2. At the exercise intensities incorporated in this study, resistance-only and run-resistance sessions had the most meaningful effect on EPOC within the first 10 minutes postexercise. Some of the mechanisms that elevate EPOC following resistance exercise include resynthesis of the phosphagen energy system (ATP-PC), lactate removal and peripheral blood circulation and muscle temperature recovery.
Previous research has clearly shown that intensity is the factor that affects EPOC most profoundly. Therefore, a follow-up study in which subjects perform aerobic exercise and resistance training sessions at different intensities (e.g., 75%, 80%, 85% of maximum) might be very enlightening to this debate about sequence.

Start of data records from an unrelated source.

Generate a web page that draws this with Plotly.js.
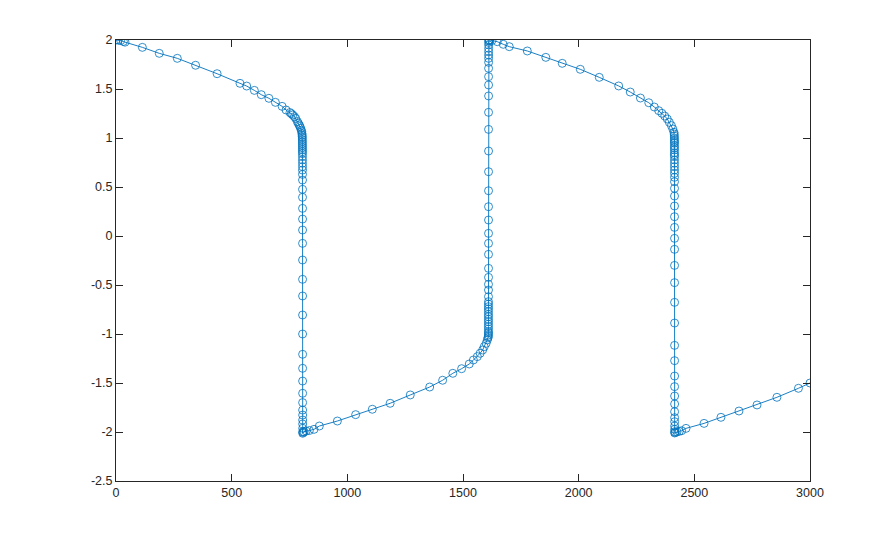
<!DOCTYPE html>
<html>
<head>
<meta charset="utf-8">
<script src="https://cdn.plot.ly/plotly-3.0.1.min.js"></script>
<style>html,body{margin:0;padding:0;background:#fff;}#chart{width:895px;height:540px;}</style>
</head>
<body>
<div id="chart"></div>
<script>
// Branch 1: slow descent along the upper branch
const t1 = [0, 10, 20, 32, 39, 114, 187, 265, 344, 437, 536, 565, 598, 628, 661, 689, 718, 735, 752, 758, 764, 771, 777, 784, 788, 792, 795, 798, 801, 803];
const y1 = [2.0, 1.998, 1.994, 1.985, 1.978, 1.925, 1.864, 1.813, 1.742, 1.656, 1.558, 1.53, 1.486, 1.442, 1.405, 1.364, 1.323, 1.286, 1.26, 1.248, 1.235, 1.218, 1.20, 1.167, 1.15, 1.133, 1.117, 1.10, 1.08, 1.064];
// Jump 1: fast drop near t = 806
const t2 = [804, 804.5, 805, 805.3, 805.5, 805.6, 805.7, 805.8, 805.9, 806, 806, 806, 806.1, 806.1, 806.1, 806.2, 806.2, 806.2, 806.3, 806.3, 806.3, 806.4, 806.4, 806.4, 806.5, 806.5, 806.5, 806.6, 806.6, 806.6, 806.7, 806.7, 806.7, 806.8, 806.8, 806.8, 806.9, 806.9, 806.9, 807, 807, 807];
const y2 = [1.045, 1.03, 1.015, 1.0, 0.98, 0.96, 0.94, 0.92, 0.90, 0.88, 0.86, 0.84, 0.81, 0.776, 0.742, 0.708, 0.673, 0.629, 0.571, 0.476, 0.395, 0.282, 0.173, 0.061, -0.075, -0.245, -0.442, -0.612, -0.806, -1.0, -1.207, -1.35, -1.48, -1.605, -1.70, -1.776, -1.827, -1.878, -1.918, -1.962, -1.997, -2.013];
// Branch 2: slow rise along the lower branch
const t3 = [809, 813, 822, 836, 856, 879, 957, 1036, 1108, 1185, 1272, 1356, 1412, 1456, 1494, 1527, 1545, 1562, 1574, 1585, 1592, 1600, 1605, 1608, 1609.5];
const y3 = [-2.005, -1.998, -1.99, -1.985, -1.973, -1.939, -1.888, -1.823, -1.768, -1.707, -1.622, -1.541, -1.472, -1.401, -1.354, -1.306, -1.265, -1.231, -1.197, -1.163, -1.129, -1.095, -1.061, -1.04, -1.027];
// Jump 2: fast rise near t = 1610
const t4 = [1610, 1610, 1610, 1610, 1610, 1610, 1610, 1610, 1610, 1610, 1610, 1610, 1610, 1610, 1610.2, 1610.2, 1610.2, 1610.2, 1610.3, 1610.3, 1610.3, 1610.3, 1610.4, 1610.4, 1610.4, 1610.4, 1610.5, 1610.5, 1610.5, 1610.5, 1610.6, 1610.6, 1610.6, 1610.6, 1610.7, 1610.7, 1610.7, 1610.8, 1610.8, 1610.9, 1611, 1611.5, 1612];
const y4 = [-1.01, -0.99, -0.977, -0.95, -0.925, -0.9, -0.874, -0.85, -0.823, -0.8, -0.772, -0.745, -0.721, -0.695, -0.67, -0.619, -0.551, -0.493, -0.422, -0.33, -0.187, -0.075, 0.027, 0.163, 0.299, 0.462, 0.656, 0.867, 1.088, 1.262, 1.429, 1.541, 1.626, 1.711, 1.772, 1.813, 1.847, 1.881, 1.915, 1.95, 1.975, 1.99, 2.0];
// Branch 3: slow descent along the upper branch
const t5 = [1615, 1625, 1648, 1674, 1700, 1778, 1858, 1929, 2007, 2089, 2173, 2223, 2267, 2303, 2327, 2346, 2360, 2372, 2383, 2392, 2401, 2407, 2412];
const y5 = [2.0, 1.995, 1.983, 1.956, 1.932, 1.888, 1.823, 1.762, 1.701, 1.619, 1.531, 1.469, 1.408, 1.36, 1.316, 1.279, 1.252, 1.224, 1.194, 1.16, 1.126, 1.092, 1.058];
// Jump 3: fast drop near t = 2414
const t6 = [2413, 2413.5, 2413.8, 2414, 2414, 2414, 2414, 2414, 2414, 2414, 2414, 2414.2, 2414.2, 2414.2, 2414.2, 2414.3, 2414.3, 2414.3, 2414.3, 2414.4, 2414.4, 2414.4, 2414.4, 2414.5, 2414.5, 2414.5, 2414.5, 2414.6, 2414.6, 2414.6, 2414.6, 2414.7, 2414.7, 2414.7, 2414.8, 2414.8, 2414.8, 2414.9, 2414.9, 2415, 2415, 2415, 2415];
const y6 = [1.04, 1.02, 1.0, 0.98, 0.96, 0.946, 0.92, 0.9, 0.878, 0.85, 0.83, 0.81, 0.776, 0.742, 0.708, 0.673, 0.639, 0.599, 0.554, 0.486, 0.408, 0.306, 0.197, 0.088, -0.024, -0.136, -0.30, -0.476, -0.677, -0.888, -1.116, -1.272, -1.429, -1.537, -1.633, -1.714, -1.793, -1.854, -1.895, -1.939, -1.973, -1.997, -2.01];
// Branch 4: slow rise along the lower branch
const t7 = [2418, 2425, 2435, 2445, 2464, 2542, 2615, 2693, 2771, 2857, 2950, 3000];
const y7 = [-2.005, -1.998, -1.993, -1.987, -1.963, -1.912, -1.85, -1.786, -1.724, -1.646, -1.554, -1.50];

const xTicks = [0, 500, 1000, 1500, 2000, 2500, 3000];
const xTickText = ["0", "500", "1000", "1500", "2000", "2500", "3000"];
const yTicks = [-2.5, -2, -1.5, -1, -0.5, 0, 0.5, 1, 1.5, 2];
const yTickText = ["-2.5", "-2", "-1.5", "-1", "-0.5", "0", "0.5", "1", "1.5", "2"];

const tAll = [].concat(t1, t2, t3, t4, t5, t6, t7);
const yAll = [].concat(y1, y2, y3, y4, y5, y6, y7);

const blue = '#0072BD';
const axisColor = '#262626';
const font = {family: 'Liberation Sans, Arial, Helvetica, sans-serif', size: 12.5, color: axisColor};

const trace = {
  x: tAll, y: yAll, type: 'scatter', mode: 'lines+markers',
  line: {color: blue, width: 0.9},
  marker: {symbol: 'circle-open', size: 8, color: blue, line: {width: 0.8, color: blue}},
  hoverinfo: 'none'
};

const axisBase = {
  showgrid: false, zeroline: false, showline: true, linecolor: axisColor, linewidth: 1,
  ticks: 'inside', ticklen: 7, tickwidth: 1, tickcolor: axisColor, mirror: 'ticks',
  tickmode: 'array', tickfont: font
};

const layout = {
  width: 895, height: 540,
  margin: {l: 116, r: 85, t: 40, b: 59, pad: 0},
  paper_bgcolor: '#ffffff', plot_bgcolor: '#ffffff',
  showlegend: false,
  font: font,
  xaxis: Object.assign({}, axisBase, {range: [0, 3000], tickvals: xTicks, ticktext: xTickText}),
  yaxis: Object.assign({}, axisBase, {range: [-2.5, 2], tickvals: yTicks, ticktext: yTickText})
};

Plotly.newPlot('chart', [trace], layout, {staticPlot: true, displayModeBar: false});
</script>
</body>
</html>
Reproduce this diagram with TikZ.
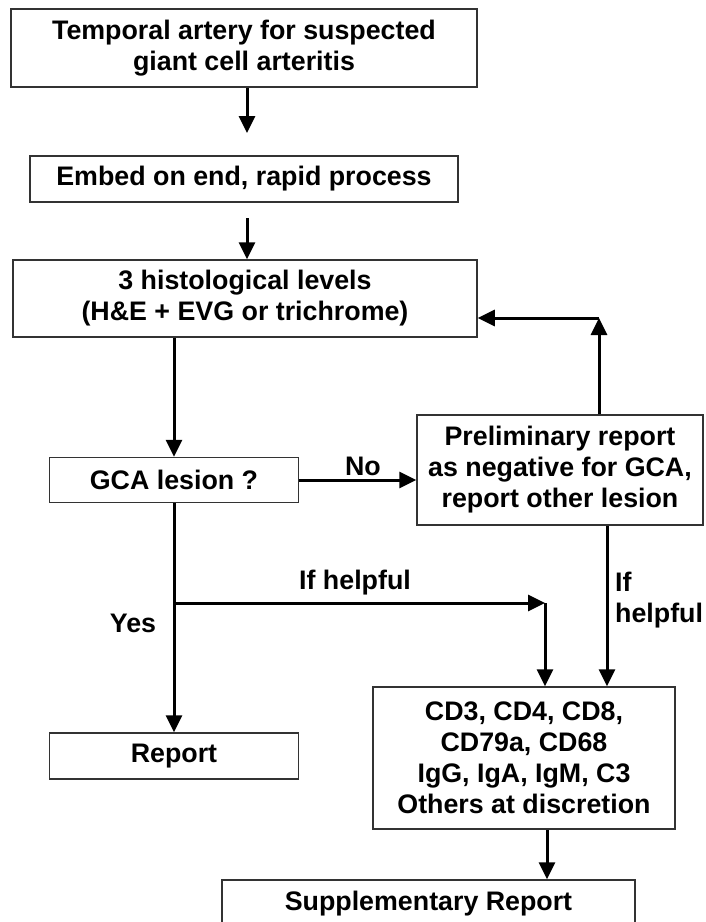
\documentclass[tikz,border=0pt]{standalone}
\usepackage{fontspec}
\setmainfont{Liberation Sans}
\usetikzlibrary{arrows.meta}
\begin{document}
\begin{tikzpicture}[x=1pt,y=-1pt,
  txt/.style={font=\bfseries\fontsize{26.8}{31}\selectfont},
  box/.style={txt, draw=black!80, line width=1.5pt, fill=white, inner sep=0pt, align=center},
  lbl/.style={txt, inner sep=0pt},
  arr/.style={line width=3pt, -{Triangle[length=17pt,width=16pt]}}]
\clip (0,0) rectangle (705,922);
\fill[white] (0,0) rectangle (705,922);
% nodes
\node[box, minimum width=466pt, minimum height=78pt] (b1) at (244,48) {Temporal artery for suspected\\giant cell arteritis};
\node[box, minimum width=428pt, minimum height=46pt] (b2) at (244,179) {Embed on end, rapid process};
\node[box, minimum width=464pt, minimum height=77pt] (b3) at (245,298.5) {3 histological levels\\(H\&E + EVG or trichrome)};
\node[box, minimum width=249pt, minimum height=45pt] (gca) at (174,480) {GCA lesion ?};
\node[box, minimum width=286pt, minimum height=110pt] (pre) at (560,470) {Preliminary report\\as negative for GCA,\\report other lesion};
\node[box, minimum width=249pt, minimum height=46pt] (rep) at (174,756) {Report};
\node[box, minimum width=302pt, minimum height=142pt] (cd) at (524,758) {CD3, CD4, CD8,\\CD79a, CD68\\IgG, IgA, IgM, C3\\Others at discretion};
\node[box, minimum width=413pt, minimum height=48pt] (sup) at (428.5,904) {Supplementary Report};
% labels
\node[lbl] (no) at (363,466) {No};
\node[lbl] (yes) at (133,623) {Yes};
\node[lbl] (ifh) at (355,583) {If helpful};
\node[lbl, anchor=west, align=left] (ifh2) at (615,600) {If\\helpful};
% connectors
\coordinate (t1) at (247,133);
\draw[arr] (b1.south -| t1) -- (t1);
\coordinate (s2) at (247,218);
\draw[arr] (s2) -- (b3.north -| s2);
\draw[arr] (b3.south -| gca) -- (gca.north);
\draw[arr] (gca.east) -- (gca.east -| pre.west);
\coordinate (c1) at (599,318);
\draw[arr] (pre.north -| c1) -- (c1);
\draw[arr] (c1) -- (c1 -| b3.east);
\draw[arr] (gca.south) -- (rep.north);
\coordinate (j) at (174,603);
\coordinate (k) at (545,603);
\draw[arr] (j) -- (k);
\draw[arr] (k) -- (k |- cd.north);
\coordinate (m) at (607,600);
\draw[arr] (pre.south -| m) -- (cd.north -| m);
\coordinate (s) at (547,850);
\draw[arr] (cd.south -| s) -- (sup.north -| s);
\end{tikzpicture}
\end{document}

Many questions on concurrent training are now being scientifically investigated and answered. However, while taking all of the research results into consideration, fitness professionals also need to consider that variety in training is important for maximizing physiological change and preventing psychological boredom. Mixing up the exercises and exercise order will assuredly be a convincing formula for long-lasting exercise success.